Source code of charts:

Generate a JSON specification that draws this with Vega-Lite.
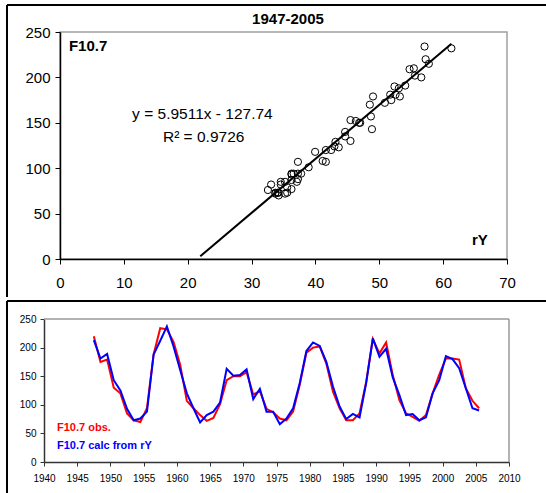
{
  "$schema": "https://vega.github.io/schema/vega-lite/v6.json",
  "padding": {"left": 5, "top": 3, "right": 0, "bottom": 0},
  "background": "white",
  "spacing": 0,
  "config": {"font": "Liberation Sans", "axis": {"grid": false}},
  "datasets": {
    "annual": [
      {"year": 1947.5, "obs": 220, "calc": 213, "rY": 57.26},
      {"year": 1948.5, "obs": 175, "calc": 181, "rY": 51.88},
      {"year": 1949.5, "obs": 179, "calc": 189, "rY": 53.22},
      {"year": 1950.5, "obs": 130, "calc": 143, "rY": 45.49},
      {"year": 1951.5, "obs": 120, "calc": 125, "rY": 42.47},
      {"year": 1952.5, "obs": 85, "calc": 93, "rY": 37.09},
      {"year": 1953.5, "obs": 73, "calc": 73, "rY": 33.73},
      {"year": 1954.5, "obs": 70, "calc": 76, "rY": 34.24},
      {"year": 1955.5, "obs": 94, "calc": 88, "rY": 36.25},
      {"year": 1956.5, "obs": 188, "calc": 188, "rY": 53.06},
      {"year": 1957.5, "obs": 234, "calc": 212, "rY": 57.09},
      {"year": 1958.5, "obs": 232, "calc": 237, "rY": 61.29},
      {"year": 1959.5, "obs": 210, "calc": 202, "rY": 55.41},
      {"year": 1960.5, "obs": 170, "calc": 161, "rY": 48.52},
      {"year": 1961.5, "obs": 107, "calc": 120, "rY": 41.63},
      {"year": 1962.5, "obs": 94, "calc": 94, "rY": 37.26},
      {"year": 1963.5, "obs": 82, "calc": 69, "rY": 33.06},
      {"year": 1964.5, "obs": 72, "calc": 82, "rY": 35.24},
      {"year": 1965.5, "obs": 77, "calc": 88, "rY": 36.25},
      {"year": 1966.5, "obs": 101, "calc": 104, "rY": 38.94},
      {"year": 1967.5, "obs": 143, "calc": 163, "rY": 48.85},
      {"year": 1968.5, "obs": 150, "calc": 151, "rY": 46.84},
      {"year": 1969.5, "obs": 150, "calc": 152, "rY": 47.01},
      {"year": 1970.5, "obs": 157, "calc": 162, "rY": 48.69},
      {"year": 1971.5, "obs": 118, "calc": 110, "rY": 39.95},
      {"year": 1972.5, "obs": 124, "calc": 128, "rY": 42.97},
      {"year": 1973.5, "obs": 93, "calc": 88, "rY": 36.25},
      {"year": 1974.5, "obs": 87, "calc": 88, "rY": 36.25},
      {"year": 1975.5, "obs": 76, "calc": 66, "rY": 32.56},
      {"year": 1976.5, "obs": 73, "calc": 76, "rY": 34.24},
      {"year": 1977.5, "obs": 88, "calc": 94, "rY": 37.26},
      {"year": 1978.5, "obs": 135, "calc": 138, "rY": 44.65},
      {"year": 1979.5, "obs": 191, "calc": 194, "rY": 54.06},
      {"year": 1980.5, "obs": 200, "calc": 209, "rY": 56.58},
      {"year": 1981.5, "obs": 202, "calc": 203, "rY": 55.58},
      {"year": 1982.5, "obs": 172, "calc": 175, "rY": 50.87},
      {"year": 1983.5, "obs": 123, "calc": 132, "rY": 43.65},
      {"year": 1984.5, "obs": 94, "calc": 97, "rY": 37.76},
      {"year": 1985.5, "obs": 73, "calc": 75, "rY": 34.07},
      {"year": 1986.5, "obs": 73, "calc": 84, "rY": 35.58},
      {"year": 1987.5, "obs": 85, "calc": 78, "rY": 34.57},
      {"year": 1988.5, "obs": 140, "calc": 138, "rY": 44.65},
      {"year": 1989.5, "obs": 215, "calc": 216, "rY": 57.76},
      {"year": 1990.5, "obs": 190, "calc": 184, "rY": 52.38},
      {"year": 1991.5, "obs": 209, "calc": 198, "rY": 54.74},
      {"year": 1992.5, "obs": 152, "calc": 148, "rY": 46.33},
      {"year": 1993.5, "obs": 108, "calc": 117, "rY": 41.13},
      {"year": 1994.5, "obs": 85, "calc": 82, "rY": 35.24},
      {"year": 1995.5, "obs": 79, "calc": 84, "rY": 35.58},
      {"year": 1996.5, "obs": 72, "calc": 73, "rY": 33.73},
      {"year": 1997.5, "obs": 82, "calc": 78, "rY": 34.57},
      {"year": 1998.5, "obs": 120, "calc": 120, "rY": 41.63},
      {"year": 1999.5, "obs": 153, "calc": 143, "rY": 45.49},
      {"year": 2000.5, "obs": 181, "calc": 185, "rY": 52.55},
      {"year": 2001.5, "obs": 181, "calc": 180, "rY": 51.71},
      {"year": 2002.5, "obs": 179, "calc": 164, "rY": 49.02},
      {"year": 2003.5, "obs": 129, "calc": 129, "rY": 43.14},
      {"year": 2004.5, "obs": 107, "calc": 94, "rY": 37.26},
      {"year": 2005.5, "obs": 94, "calc": 90, "rY": 36.59}
    ],
    "fit": [
      {"rY": 21.97, "fit": 3.0},
      {"rY": 61.3, "fit": 237.1}
    ]
  },
  "vconcat": [
    {
      "width": 447,
      "height": 227,
      "view": {"stroke": "#a0a0a0", "strokeWidth": 1.5},
      "layer": [
        {
          "data": {"name": "annual"},
          "mark": {"type": "point", "shape": "circle", "filled": false, "color": "black", "size": 52, "strokeWidth": 1, "opacity": 1},
          "encoding": {
            "x": {"field": "rY", "type": "quantitative", "scale": {"domain": [0, 70], "nice": false},
              "axis": {"title": null, "values": [0, 10, 20, 30, 40, 50, 60, 70], "tickCount": 30, "labelOverlap": false, "labelFontSize": 15, "labelColor": "black", "domainColor": "black", "domainWidth": 1.5, "tickColor": "black", "tickSize": 5, "labelPadding": 11, "labelFlush": false}},
            "y": {"field": "obs", "type": "quantitative", "scale": {"domain": [0, 250], "nice": false},
              "axis": {"title": null, "values": [0, 50, 100, 150, 200, 250], "tickCount": 30, "labelOverlap": false, "labelFontSize": 15, "labelColor": "black", "domainColor": "black", "domainWidth": 1.5, "tickColor": "black", "tickSize": 5, "labelPadding": 5}}
          }
        },
        {
          "data": {"name": "fit"},
          "mark": {"type": "line", "color": "black", "strokeWidth": 2},
          "encoding": {
            "x": {"field": "rY", "type": "quantitative"},
            "y": {"field": "fit", "type": "quantitative"}
          }
        },
        {
          "data": {"values": [{}]},
          "mark": {"type": "text", "text": "1947-2005", "fontSize": 15, "fontWeight": "bold", "align": "center", "baseline": "alphabetic", "color": "black"},
          "encoding": {"x": {"datum": 35.7}, "y": {"datum": 258.8}}
        },
        {
          "data": {"values": [{}]},
          "mark": {"type": "text", "text": "F10.7", "fontSize": 15, "fontWeight": "bold", "align": "left", "baseline": "alphabetic", "color": "black"},
          "encoding": {"x": {"datum": 1.4}, "y": {"datum": 229}}
        },
        {
          "data": {"values": [{}]},
          "mark": {"type": "text", "text": "rY", "fontSize": 15, "fontWeight": "bold", "align": "right", "baseline": "alphabetic", "color": "black"},
          "encoding": {"x": {"datum": 67.0}, "y": {"datum": 15.4}}
        },
        {
          "data": {"values": [{}]},
          "mark": {"type": "text", "text": "y = 5.9511x - 127.74", "fontSize": 15.5, "align": "center", "baseline": "alphabetic", "color": "black"},
          "encoding": {"x": {"datum": 22.3}, "y": {"datum": 154.2}}
        },
        {
          "data": {"values": [{}]},
          "mark": {"type": "text", "text": "R² = 0.9726", "fontSize": 15.5, "align": "center", "baseline": "alphabetic", "color": "black"},
          "encoding": {"x": {"datum": 22.5}, "y": {"datum": 128.9}}
        },
        {
          "data": {"values": [{}]},
          "mark": {"type": "rule", "color": "black", "strokeWidth": 2},
          "encoding": {"x": {"datum": -8.3}, "x2": {"datum": 76.11}, "y": {"datum": 279.7}}
        },
        {
          "data": {"values": [{}]},
          "mark": {"type": "rule", "color": "black", "strokeWidth": 2},
          "encoding": {"x": {"datum": -8.3}, "y": {"datum": 279.7}, "y2": {"datum": -41.85}}
        }
      ]
    },
    {
      "width": 449,
      "height": 143,
      "view": {"stroke": null},
      "layer": [
        {
          "data": {"name": "annual"},
          "mark": {"type": "line", "color": "#ff0000", "strokeWidth": 2},
          "encoding": {
            "x": {"field": "year", "type": "quantitative", "scale": {"domain": [1940, 2010], "range": [-16, 449], "nice": false, "zero": false},
              "axis": {"title": null, "values": [1940, 1945, 1950, 1955, 1960, 1965, 1970, 1975, 1980, 1985, 1990, 1995, 2000, 2005, 2010], "tickCount": 40, "labelOverlap": false, "format": "d", "labelFontSize": 10, "labelColor": "black", "domainColor": "#333333", "domainWidth": 1.5, "tickColor": "#333333", "tickSize": 4, "labelPadding": 7, "labelFlush": false}},
            "y": {"field": "obs", "type": "quantitative", "scale": {"domain": [0, 250], "nice": false},
              "axis": {"title": null, "values": [0, 50, 100, 150, 200, 250], "tickCount": 30, "offset": 16, "labelOverlap": false, "labelFontSize": 10, "labelColor": "black", "domainColor": "#333333", "domainWidth": 1.5, "tickColor": "#333333", "tickSize": 4, "labelPadding": 4}}
          }
        },
        {
          "data": {"name": "annual"},
          "mark": {"type": "line", "color": "#0000ff", "strokeWidth": 2},
          "encoding": {
            "x": {"field": "year", "type": "quantitative"},
            "y": {"field": "calc", "type": "quantitative"}
          }
        },
        {
          "data": {"values": [{}]},
          "mark": {"type": "rule", "color": "#999999", "strokeWidth": 1.5},
          "encoding": {"x": {"datum": 1940}, "x2": {"datum": 2010}, "y": {"datum": 250}}
        },
        {
          "data": {"values": [{}]},
          "mark": {"type": "rule", "color": "#999999", "strokeWidth": 1.5},
          "encoding": {"x": {"datum": 2010}, "y": {"datum": 0}, "y2": {"datum": 250}}
        },
        {
          "data": {"values": [{}]},
          "mark": {"type": "text", "text": "F10.7 obs.", "fontSize": 11, "fontWeight": "bold", "align": "left", "baseline": "alphabetic", "color": "#ff0000"},
          "encoding": {"x": {"datum": 1941.96}, "y": {"datum": 53.7}}
        },
        {
          "data": {"values": [{}]},
          "mark": {"type": "text", "text": "F10.7 calc from rY", "fontSize": 11, "fontWeight": "bold", "align": "left", "baseline": "alphabetic", "color": "#0000ff"},
          "encoding": {"x": {"datum": 1941.96}, "y": {"datum": 23.3}}
        },
        {
          "data": {"values": [{}]},
          "mark": {"type": "rule", "color": "black", "strokeWidth": 2},
          "encoding": {"x": {"datum": 1934.43}, "x2": {"datum": 2015.57}, "y": {"datum": 281.5}}
        },
        {
          "data": {"values": [{}]},
          "mark": {"type": "rule", "color": "black", "strokeWidth": 2},
          "encoding": {"x": {"datum": 1934.43}, "y": {"datum": 281.5}, "y2": {"datum": -57.7}}
        },
        {
          "data": {"values": [{}]},
          "mark": {"type": "rule", "color": "black", "strokeWidth": 2},
          "encoding": {"x": {"datum": 1934.43}, "x2": {"datum": 2015.57}, "y": {"datum": -57.7}}
        }
      ]
    }
  ]
}
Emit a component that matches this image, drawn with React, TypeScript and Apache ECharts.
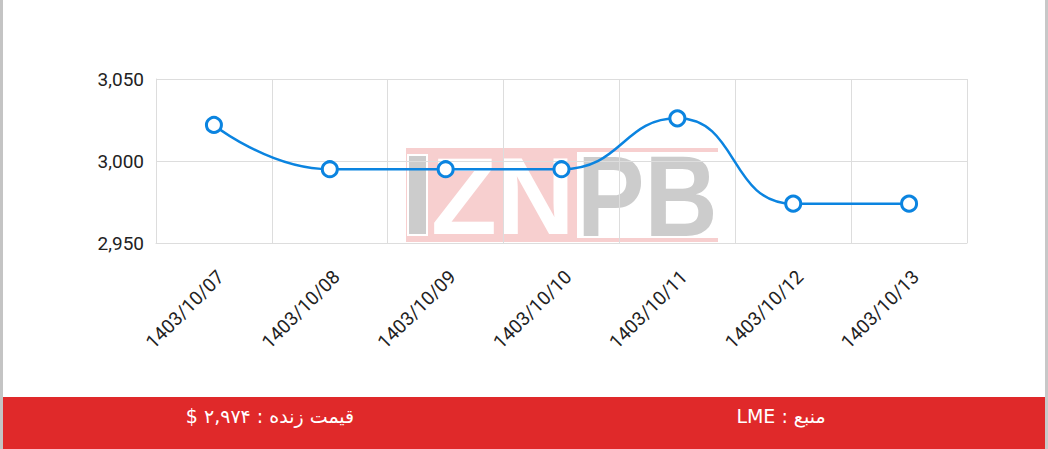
import React, { useEffect, useRef } from "react";
import * as echarts from "echarts";

const categories = [
  "1403/10/07",
  "1403/10/08",
  "1403/10/09",
  "1403/10/10",
  "1403/10/11",
  "1403/10/12",
  "1403/10/13",
];
const prices = [3022, 2995, 2995, 2995, 3026, 2974, 2974];
const yMin = 2950;
const yMax = 3050;
const yStep = 50;
const livePriceText = "$ ۲,۹۷۴ : قیمت زنده";
const sourceText = "LME : منبع";

export default function App() {
  const ref = useRef<HTMLDivElement>(null);

  useEffect(() => {
    document.body.style.margin = "0";
    if (!ref.current) return;
    const chart = echarts.init(ref.current, undefined, { renderer: "svg" });
    const blue = "#0b84e0";
    const pink = "#f7cfcf";
    const gray = "#cccccc";
    chart.setOption({
      animation: false,
      backgroundColor: "#ffffff",
      grid: { left: 156, right: 81, top: 79, bottom: 206, containLabel: false },
      graphic: [
        // outer frame
        { type: "rect", z: -100, silent: true, shape: { x: 0, y: 0, width: 3, height: 449 }, style: { fill: "#c4c4c4" } },
        { type: "rect", z: -100, silent: true, shape: { x: 1045, y: 0, width: 3, height: 449 }, style: { fill: "#c8c8c8" } },
        // watermark
        { type: "rect", z: -50, silent: true, shape: { x: 406, y: 148, width: 312, height: 4 }, style: { fill: pink } },
        { type: "rect", z: -50, silent: true, shape: { x: 406, y: 238, width: 312, height: 4 }, style: { fill: pink } },
        { type: "rect", z: -50, silent: true, shape: { x: 406, y: 148, width: 171, height: 94 }, style: { fill: pink } },
        { type: "rect", z: -49, silent: true, shape: { x: 408, y: 155, width: 19, height: 80 }, style: { fill: gray, stroke: "#ffffff", lineWidth: 2 } },
        {
          type: "text", z: -48, silent: true, x: 431, y: 196, scaleX: 0.98,
          style: { text: "ZN", fill: "#ffffff", font: "bold 110px 'Liberation Sans', Arial, sans-serif", align: "left", verticalAlign: "middle" },
        },
        {
          type: "text", z: -48, silent: true, x: 577, y: 196, scaleX: 0.88,
          style: { text: "PB", fill: gray, font: "bold 115px 'Liberation Sans', Arial, sans-serif", align: "left", verticalAlign: "middle" },
        },
        // bottom band
        { type: "rect", z: 10, silent: true, shape: { x: 3, y: 397, width: 1042, height: 52 }, style: { fill: "#e0292a" } },
        {
          type: "text", z: 11, silent: true, x: 270, y: 416,
          style: { text: livePriceText, fill: "#ffffff", font: "19px 'DejaVu Sans', sans-serif", align: "center", verticalAlign: "middle" },
        },
        {
          type: "text", z: 11, silent: true, x: 781, y: 416,
          style: { text: sourceText, fill: "#ffffff", font: "19px 'DejaVu Sans', sans-serif", align: "center", verticalAlign: "middle" },
        },
      ],
      xAxis: {
        type: "category",
        data: categories,
        boundaryGap: true,
        axisLine: { show: true, lineStyle: { color: "#dddddd" } },
        axisTick: { show: false },
        splitLine: { show: true, lineStyle: { color: "#dddddd", width: 1 } },
        axisLabel: {
          rotate: 45,
          interval: 0,
          margin: 24,
          verticalAlign: "top",
          color: "#222222",
          fontFamily: "Roboto",
          fontSize: 19,
        },
      },
      yAxis: {
        type: "value",
        min: yMin,
        max: yMax,
        interval: yStep,
        axisLine: { show: true, lineStyle: { color: "#dddddd" } },
        axisTick: { show: false },
        splitLine: { show: true, lineStyle: { color: "#dddddd", width: 1 } },
        axisLabel: {
          margin: 12,
          color: "#222222",
          fontFamily: "Roboto",
          fontSize: 19,
          formatter: (v: number) => v.toLocaleString("en-US"),
        },
      },
      series: [
        {
          type: "line",
          data: prices,
          smooth: true,
          symbol: "circle",
          symbolSize: 15,
          showSymbol: true,
          lineStyle: { color: blue, width: 2.5 },
          itemStyle: { color: "#ffffff", borderColor: blue, borderWidth: 3 },
          z: 5,
        },
      ],
    });
    return () => chart.dispose();
  }, []);

  return <div ref={ref} style={{ width: 1048, height: 449 }} />;
}
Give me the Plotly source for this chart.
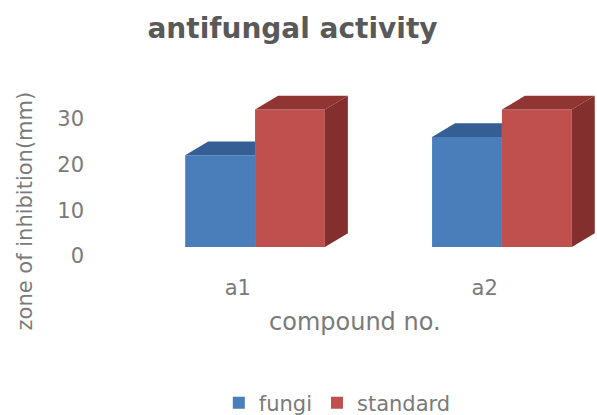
import plotly.graph_objects as go

# Zone of inhibition (mm) for each compound
compounds = ["a1", "a2"]
fungi = [20, 24]
standard = [30, 30]

# Styling
FONT = "DejaVu Sans"
TEXT_GRAY = "#7a7a7a"
TITLE_GRAY = "#595959"
BLUE_FRONT, BLUE_TOP = "#4a7ebb", "#355f94"
RED_FRONT, RED_TOP, RED_SIDE = "#c0504d", "#903532", "#822f2d"

W = 0.283      # bar width in category units
DX = 0.093     # depth offset along x (category units)
DY = 3.0       # depth offset along y (value units)

idx = list(range(len(compounds)))

fig = go.Figure()

fig.add_trace(go.Bar(
    x=idx, y=fungi, name="fungi", width=W, offset=-W,
    marker=dict(color=BLUE_FRONT, line=dict(width=0)),
))
fig.add_trace(go.Bar(
    x=idx, y=standard, name="standard", width=W, offset=0,
    marker=dict(color=RED_FRONT, line=dict(width=0)),
))


def face(xs, ys, color):
    fig.add_trace(go.Scatter(
        x=xs + [xs[0]], y=ys + [ys[0]], mode="lines", fill="toself",
        fillcolor=color, line=dict(width=0, color=color),
        showlegend=False, hoverinfo="skip",
    ))


# 3-D faces: the fungi column's right side sits behind the standard column,
# so only the visible part of its top face is drawn.
for i, vf, vs in zip(idx, fungi, standard):
    x0 = i - W
    face([x0, x0 + DX, i, i], [vf, vf + DY, vf + DY, vf], BLUE_TOP)
    x1 = i + W
    face([i, i + DX, x1 + DX, x1], [vs, vs + DY, vs + DY, vs], RED_TOP)
    face([x1, x1 + DX, x1 + DX, x1], [0, DY, vs + DY, vs], RED_SIDE)

fig.update_layout(
    width=597, height=415,
    margin=dict(l=100, r=0, t=82, b=168),
    paper_bgcolor="white", plot_bgcolor="white",
    font=dict(family=FONT, color=TEXT_GRAY),
    title=dict(
        text="<b>antifungal activity</b>", x=0.49, xref="container", xanchor="center",
        y=1 - 28 / 415, yref="container", yanchor="middle",
        font=dict(family=FONT, size=28, color=TITLE_GRAY),
    ),
    showlegend=True,
    legend=dict(
        orientation="h", x=0.565, xref="container", xanchor="center",
        y=1 - 403 / 415, yref="container", yanchor="middle",
        font=dict(family=FONT, size=21, color=TEXT_GRAY),
        itemwidth=30, tracegroupgap=0,
    ),
    xaxis=dict(
        range=[-0.628, 1.385],
        tickvals=[i - 0.07 for i in idx], ticktext=compounds,
        showgrid=False, zeroline=False, showline=False, ticks="",
        tickfont=dict(family=FONT, size=21, color=TEXT_GRAY),
        ticklabelstandoff=26,
    ),
    yaxis=dict(
        range=[0, 36], tickvals=[0, 10, 20, 30],
        showgrid=False, zeroline=False, showline=False, ticks="",
        tickfont=dict(family=FONT, size=21, color=TEXT_GRAY),
        ticklabelstandoff=15, ticklabelshift=9,
    ),
    annotations=[
        dict(text="zone of inhibition(mm)", xref="paper", yref="paper",
             x=-0.15, xanchor="center",
             y=1 - (211 - 82) / 165, yanchor="middle",
             textangle=-90, showarrow=False,
             font=dict(family=FONT, size=21, color=TEXT_GRAY)),
        dict(text="compound no.", xref="paper", yref="paper",
             x=(355 - 100) / 497, xanchor="center",
             y=-(322 - 247) / 165, yanchor="middle",
             showarrow=False,
             font=dict(family=FONT, size=24, color=TEXT_GRAY)),
    ],
)

fig.write_html("out.html")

**Required task**
The first line to copy holds "Emit a component", and the last holds "const ref = useRef<HTMLDivElement>(null);". Copy them and the lines between exactly, leaving out pictures.

**Full answer**
Emit a component that matches this image, drawn with React, TypeScript and Apache ECharts.
import React, { useEffect, useRef } from "react";
import * as echarts from "echarts";

const categories = [
  "1403/10/07",
  "1403/10/08",
  "1403/10/09",
  "1403/10/10",
  "1403/10/11",
  "1403/10/12",
  "1403/10/13",
];
const prices = [3022, 2995, 2995, 2995, 3026, 2974, 2974];
const yMin = 2950;
const yMax = 3050;
const yStep = 50;
const livePriceText = "$ ۲,۹۷۴ : قیمت زنده";
const sourceText = "LME : منبع";

export default function App() {
  const ref = useRef<HTMLDivElement>(null);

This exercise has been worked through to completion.